Cops urge no shelter for rogue monks

Cops urge no shelter for rogue monks

Prosecutions for those who help pair

Forensic experts collect evidence at Wat Sa Ket on Friday as police are hunting abbot Phra Phrom Sitthi and Wat Samphanthawong assistant abbot Phra Phrom Methee. (Photo by Apichart Jinakul)
Forensic experts collect evidence at Wat Sa Ket on Friday as police are hunting abbot Phra Phrom Sitthi and Wat Samphanthawong assistant abbot Phra Phrom Methee. (Photo by Apichart Jinakul)

Police are threatening legal action against anyone who provides shelter for the two senior monks who are wanted for alleged temple fund embezzlement and still at large.

Crime Suppression Division (CSD) chief Pol Maj Gen Maitree Chimcherd said that police are ramping up the search of the two senior monks -- Wat Sa Ket abbot Phra Phrom Sitthi, and Wat Samphanthawong assistant abbot Phra Phrom Methee.

Pol Maj Gen Maitree also warned associates of the pair not to provide them with shelter or they will be prosecuted for aiding criminal suspects in violation of Section 189 of the Criminal Code.

Pol Maj Gen Maitree admitted that a police investigation has also found that a senior monk implicated in the temple fund embezzlement scandal also committed sexual misconduct.

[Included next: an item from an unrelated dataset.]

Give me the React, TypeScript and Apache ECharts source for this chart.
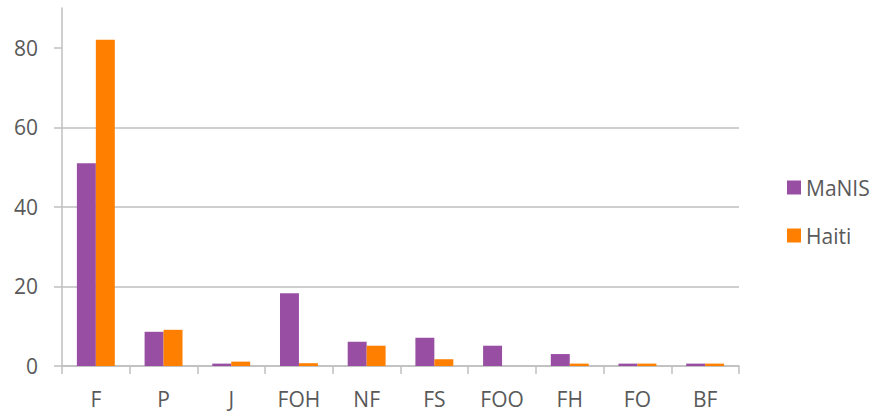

While such misconduct was not a criminal offence, police had recorded it in an investigation report and will forward it to the National Office of Buddhism (NOB) which will present the matter to the Sangha Supreme Council (SSC) for further action, the CSD chief said.

Crime Suppression police arrested five senior monks in predawn raids on three temples in Bangkok on Thursday.

At Wat Sa Ket, they arrested three assistant abbots while abbot Phra Phrom Sitthi, who was on the arrest warrant, could not be found.

At Wat Sam Phraya, they took into custody abbot Phra Phrom Dilok and his secretary Phra Atthakit Sophon.

At Wat Samphanthawong in Yaowarat area, they could not locate assistant abbot Phra Phrom Methee who was also wanted on an arrest warrant.

The monks face charges of money laundering linked to temple fund fraud.

At the same time, another team of police raided Wat Or Noi in Nakhon Pathom's Kamphaeng Saen district where they arrested the abbot, Phra Buddha Isara.

The six arrested monks were defrocked and are now being detained at Bangkok Remand Prison.

Four laymen were also apprehended during the raids on Thursday.

They are Nuchara Sitthinok, Thamporn Niponpittaya, Thirapong Phansri and Tawit Sangyu, a 42-year-old official of Wat Sa Ket.

Pol Col Thongchai Yuket, chief of the CSD's Division 1, said police believe that Wat Sa Ket abbot Phra Phrom Sitthi, who is still at large, left the temple on Wednesday after returning from a function in Nakhon Pathom before the police raid the following day.

A source at the CSD said that an examination of money trails of a senior monk had found that two bank accounts were opened for grant-in-aid for temples provided by the NOB under the 2016 fiscal budget.

However, a check had found the 70 million baht in the accounts was not spent on those projects but was transferred to the accounts of several close associates, the source said.

Prime Minister Prayut Chan-o-cha yesterday apologised for the arrest of former Phra Buddha Isara on Thursday after several people argued that excessive force was used.

The former monk was charged with robbery and running an illegal secret society after his guards beat up two plainclothes policemen, took their valuables and detained them for questioning during the People's Democratic Reform Committee protests in Bangkok in 2014.

Phra Buddha Isara, whose layman name is Suwit Thongprasert, also faces a charge of forgery for using royal initials without permission when he cast a batch of amulets in 2011.

After a video clip of the arrest of the former monk made the rounds on social media, showing armed police executing the arrest, several people questioned the use of such force.

Government spokesman Sansern Kaewkamnerd said yesterday Gen Prayut apologised to the people for the rough handling of the former Phra Buddha Isara and said he had reprimanded officials and told them to amend their procedures.

The two monks as well as defrocked Phra Phrom Dilok were dismissed as members of the SSC by His Holiness the Supreme Patriarch following the police raids on Thursday.